Wendy Alec has taken an extremely difficult subject for her first novel and made it exciting, illuminating and thought provoking. Her writing style is easy to read and very morish.
I read this novel in a day, which wasn’t my intention, I just found myself reading another chapter, then another and another… One of the things that made this possible is the short chapters allowing the reader to read just one more…
After the huge disappointment of the Left Behind series by Jerry B Jenkins and Tim LaHaye, I have been left somewhat jaded in my view of Christian fiction. I did find that series to be elitist, partisan and somewhat morally dubious. None of these failings can be said of the Fall Of Lucifer. Wendy Alec is a humble person by nature and this comes through in her sensitive and mature writing style.

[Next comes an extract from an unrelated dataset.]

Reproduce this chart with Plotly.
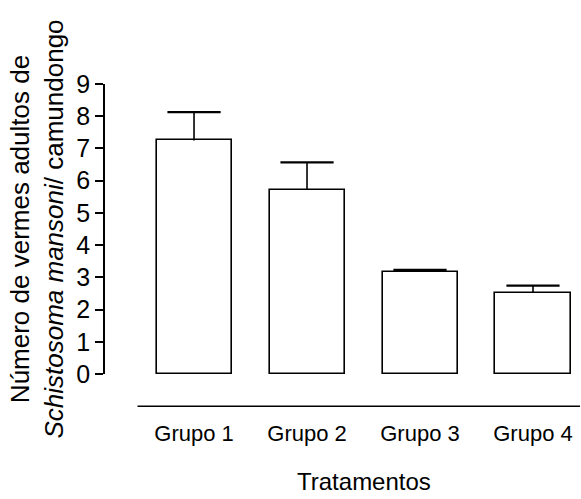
import plotly.graph_objects as go

# Mean number of adult worms per mouse and upper SEM for each treatment group
grupos = ["Grupo 1", "Grupo 2", "Grupo 3", "Grupo 4"]
media = [7.25, 5.71, 3.17, 2.51]
erro = [0.88, 0.86, 0.06, 0.23]

y_ticks = list(range(0, 10))

FONT = "Arial, Liberation Sans, sans-serif"
x_pos = list(range(len(grupos)))
topo = [m + e for m, e in zip(media, erro)]

fig = go.Figure()
fig.add_trace(go.Bar(
    x=x_pos,
    y=media,
    width=0.664,
    marker=dict(color="white", line=dict(color="black", width=1.6)),
    showlegend=False,
))

# Upper-only error bars: stem from bar top, cap as a horizontal line marker
fig.add_trace(go.Scatter(
    x=x_pos,
    y=topo,
    mode="markers",
    marker=dict(symbol="line-ew", size=38, line=dict(color="black", width=2.2)),
    error_y=dict(
        type="data",
        symmetric=False,
        array=[0] * len(erro),
        arrayminus=erro,
        color="black",
        thickness=1.6,
        width=0,
    ),
    cliponaxis=False,
    showlegend=False,
))

# Detached category axis line, drawn one unit below zero
fig.add_shape(
    type="line", xref="x", yref="paper",
    x0=-0.5, x1=3.5, y0=-1 / 9, y1=-1 / 9,
    line=dict(color="black", width=1.6),
)

fig.add_annotation(
    text="Tratamentos", xref="x", yref="paper",
    x=1.5, y=-0.424, xanchor="center", yanchor="bottom",
    showarrow=False, font=dict(family=FONT, size=24, color="black"),
)

fig.update_layout(
    width=581, height=499,
    margin=dict(l=105, r=1, t=84, b=125),
    plot_bgcolor="white", paper_bgcolor="white",
    font=dict(family=FONT, color="black"),
    bargap=0,
)

fig.update_xaxes(
    range=[-0.788, 3.416],
    tickmode="array", tickvals=x_pos, ticktext=grupos,
    showline=False, showgrid=False, zeroline=False,
    ticks="outside", ticklen=40, tickcolor="rgba(0,0,0,0)",
    tickfont=dict(family=FONT, size=22, color="black"),
)

fig.update_yaxes(
    range=[0, 9],
    tickmode="array", tickvals=y_ticks,
    showline=True, linecolor="black", linewidth=1.6,
    showgrid=False, zeroline=False,
    ticks="outside", ticklen=8, tickwidth=1.6, tickcolor="black",
    tickfont=dict(family=FONT, size=25, color="black"),
    title=dict(
        text="Número de vermes adultos de<br><i>Schistosoma mansoni</i>/ camundongo",
        font=dict(family=FONT, size=26, color="black"),
        standoff=5,
    ),
)

fig.write_html("out.html")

I did find the first couple of chapters a little repetitious mainly in descriptive passages about the First Heaven; but on reflection, given the subject matter and how truly impossible it is for us to imagine, it is both forgivable and completely understandable. As a writer myself, I don’t see how she could’ve done better. I certainly wouldn’t even attempt a novel like this. It is quite obviously a work of imagination, biblical knowledge and revelation. I’m not sure that anyone else could have pulled it.
As I intimated earlier in this review, I’m not a huge fan of Christian fiction. I read mainly secular novels and got so fed up with the Left Behind series that I honestly thought I wouldn’t read another Christian novel (I read the first 11 and gave up half way through the final one – so you can imagine just how fed up with it I was).